## YOUR INSTRUCTIONS
Retype, exactly as they stand, the lines from the start of the data to the line that contains "plt.rcParams['font.family'] = ['Open", both ends included. Leave the pictures out.

* start AVAILABLE DATA *

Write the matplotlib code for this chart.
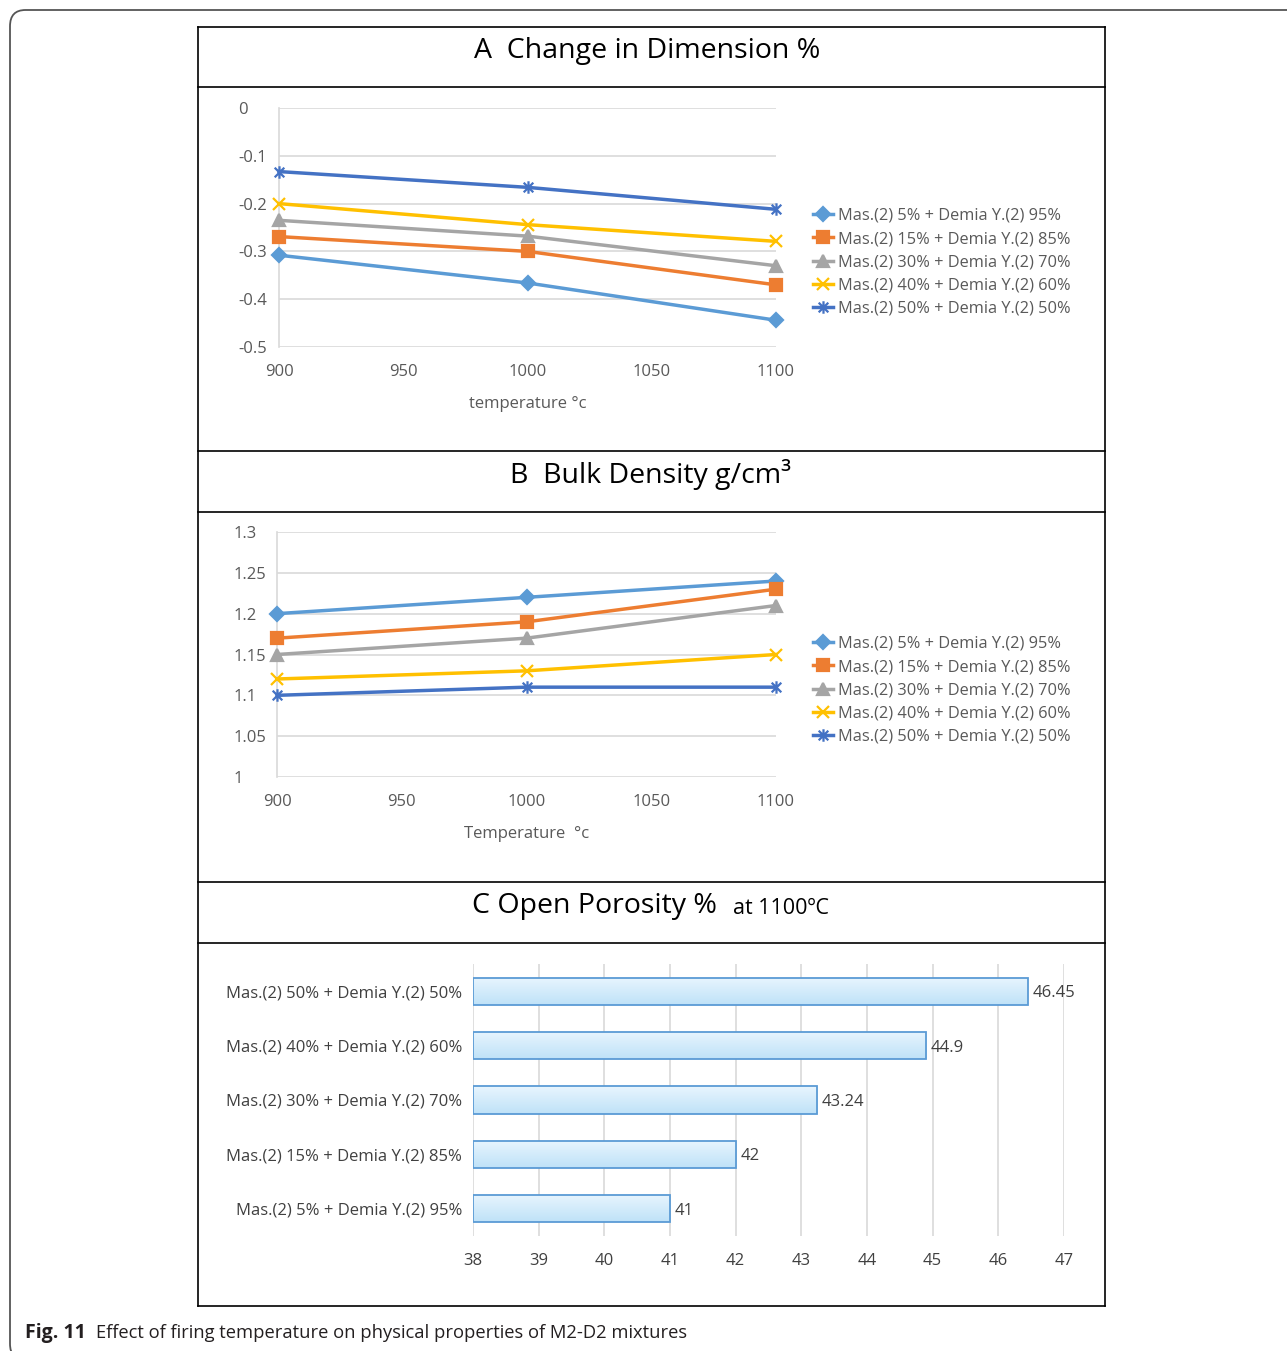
import matplotlib.pyplot as plt
import numpy as np
from matplotlib.patches import FancyBboxPatch
from matplotlib.path import Path
from matplotlib.lines import Line2D
from matplotlib.colors import LinearSegmentedColormap

plt.rcParams['font.family'] = ['Open Sans', 'DejaVu Sans']

# data
temps = [900, 1000, 1100]
mixes = ["Mas.(2) 5% + Demia Y.(2) 95%",
         "Mas.(2) 15% + Demia Y.(2) 85%",
         "Mas.(2) 30% + Demia Y.(2) 70%",
         "Mas.(2) 40% + Demia Y.(2) 60%",
         "Mas.(2) 50% + Demia Y.(2) 50%"]
dim_change = [[-0.308, -0.366, -0.444],
              [-0.269, -0.300, -0.370],
              [-0.235, -0.268, -0.330],
              [-0.200, -0.244, -0.279],
              [-0.133, -0.166, -0.212]]
bulk_density = [[1.20, 1.22, 1.24],
                [1.17, 1.19, 1.23],
                [1.15, 1.17, 1.21],
                [1.12, 1.13, 1.15],
                [1.10, 1.11, 1.11]]
porosity = [41, 42, 43.24, 44.9, 46.45]

dim_ticks = [0, -0.1, -0.2, -0.3, -0.4, -0.5]
dens_ticks = [1, 1.05, 1.1, 1.15, 1.2, 1.25, 1.3]
por_ticks = list(range(38, 48))

colors = ['#5B9BD5', '#ED7D31', '#A5A5A5', '#FFC000', '#4472C4']
star = Path([(-1, -1), (1, 1), (-1, 1), (1, -1), (0, -1.3), (0, 1.3)],
            [Path.MOVETO, Path.LINETO, Path.MOVETO, Path.LINETO,
             Path.MOVETO, Path.LINETO])
markers = ['D', 's', '^', 'x', star]
msizes = [7.5, 8.5, 8.5, 9, 9]
grey = '#595959'
grid_c = '#D9D9D9'
tick_fs = 12

W, H = 1287, 1351
fig = plt.figure(figsize=(W / 100, H / 100), dpi=100)


def px_axes(x0, y0, x1, y1):
    # axes from pixel box (top-left origin)
    return fig.add_axes([x0 / W, 1 - y1 / H, (x1 - x0) / W, (y1 - y0) / H])


def fy(y):
    return 1 - y / H


# outer rounded frame and panel box
frame = FancyBboxPatch((10 / W, fy(1360)), 1300 / W, 1350 / H,
                       boxstyle="round,pad=0,rounding_size=0.012",
                       transform=fig.transFigure, fill=False,
                       ec='#555555', lw=1.3, clip_on=False)
fig.patches.append(frame)
for y in [27, 87, 451, 512, 882, 943, 1306]:
    fig.add_artist(Line2D([198 / W, 1105 / W], [fy(y), fy(y)], color='black', lw=1.2))
for x in [198, 1105]:
    fig.add_artist(Line2D([x / W, x / W], [fy(27), fy(1306)], color='black', lw=1.2))

# panel titles
fig.text(647 / W, fy(51), "A  Change in Dimension %", ha='center', va='center',
         fontsize=20.5, color='black')
fig.text(651 / W, fy(475), "B  Bulk Density g/cm³", ha='center', va='center',
         fontsize=20.5, color='black')
fig.text(472 / W, fy(906), "C Open Porosity %", ha='left', va='center',
         fontsize=20.5, color='black')
fig.text(733 / W, fy(909), "at 1100ºC", ha='left', va='center',
         fontsize=15.5, color='black')

# caption
fig.text(25 / W, fy(1333), "Fig. 11", ha='left', va='center', fontsize=14,
         fontweight='bold', color='#231F20')
fig.text(96 / W, fy(1333), "Effect of firing temperature on physical properties of M2-D2 mixtures",
         ha='left', va='center', fontsize=13.2, color='#231F20')


def line_panel(ax, data, yticks, ylim, xlabel, leg_top, ypad):
    for i, series in enumerate(data):
        ax.plot(temps, series, color=colors[i], lw=2.5, marker=markers[i],
                ms=msizes[i], mew=1.6, mfc=colors[i], mec=colors[i],
                label=mixes[i], zorder=3, clip_on=False)
    ax.set_xlim(900, 1100)
    ax.set_ylim(*ylim)
    ax.set_xticks([900, 950, 1000, 1050, 1100])
    ax.set_yticks(yticks)
    ax.set_yticklabels([f"{v:g}" for v in yticks])
    ax.grid(axis='y', color=grid_c, lw=1.2)
    ax.set_axisbelow(True)
    for s in ['top', 'right', 'bottom']:
        ax.spines[s].set_visible(False)
    ax.spines['left'].set_color(grid_c)
    ax.spines['left'].set_linewidth(1.2)
    ax.tick_params(length=0, labelsize=tick_fs, colors=grey)
    ax.tick_params(axis='x', pad=12)
    ax.tick_params(axis='y', pad=ypad)
    for lab in ax.get_yticklabels():
        lab.set_ha('left')
    ax.set_xlabel(xlabel, fontsize=tick_fs, color=grey, labelpad=12)
    ax.legend(loc='upper left', bbox_to_anchor=(813 / W, fy(leg_top)),
              bbox_transform=fig.transFigure, frameon=False, fontsize=11.8,
              labelcolor=grey, handlelength=1.2, handletextpad=0.3,
              labelspacing=0.44, borderaxespad=0, borderpad=0)


axA = px_axes(279, 108, 776, 347)
line_panel(axA, dim_change, dim_ticks, (-0.5, 0), "temperature °c", 208, 29.5)

axB = px_axes(277, 532, 776, 777)
line_panel(axB, bulk_density, dens_ticks, (1, 1.3), "Temperature  °c", 636, 31)

# porosity bars
axC = px_axes(473, 964, 1064, 1236)
ypos = np.arange(len(porosity))
bars = axC.barh(ypos, [p - 38 for p in porosity], left=38, height=0.5,
                color='none', edgecolor='#5B9BD5', lw=1.3, zorder=3)
grad = np.linspace(0, 1, 64).reshape(-1, 1)
cmap = LinearSegmentedColormap.from_list('barfill', ['#BFE2F8', '#E8F5FE'])
for b in bars:
    x0, y0 = b.get_x(), b.get_y()
    im = axC.imshow(grad, extent=(x0, x0 + b.get_width(), y0, y0 + b.get_height()),
                    origin='lower', aspect='auto', cmap=cmap, zorder=2)
    im.set_clip_path(b)
for i, p in enumerate(porosity):
    axC.text(p + 0.07, i, f"{p:g}", va='center_baseline', ha='left', fontsize=12,
             color='#404040')
axC.set_xlim(38, 47)
axC.set_ylim(-0.5, 4.5)
axC.set_xticks(por_ticks)
axC.set_yticks(ypos)
axC.set_yticklabels(mixes, fontsize=11.8, color='#404040')
axC.grid(axis='x', color=grid_c, lw=1.2)
axC.set_axisbelow(True)
for s in axC.spines.values():
    s.set_visible(False)
axC.tick_params(length=0, labelsize=tick_fs, colors='#404040')
axC.tick_params(axis='x', pad=12)
axC.tick_params(axis='y', pad=8)

fig.savefig("out.png", dpi=100)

* end AVAILABLE DATA *

## EXERCISE RESULT
Write the matplotlib code for this chart.
import matplotlib.pyplot as plt
import numpy as np
from matplotlib.patches import FancyBboxPatch
from matplotlib.path import Path
from matplotlib.lines import Line2D
from matplotlib.colors import LinearSegmentedColormap

plt.rcParams['font.family'] = ['Open Sans', 'DejaVu Sans']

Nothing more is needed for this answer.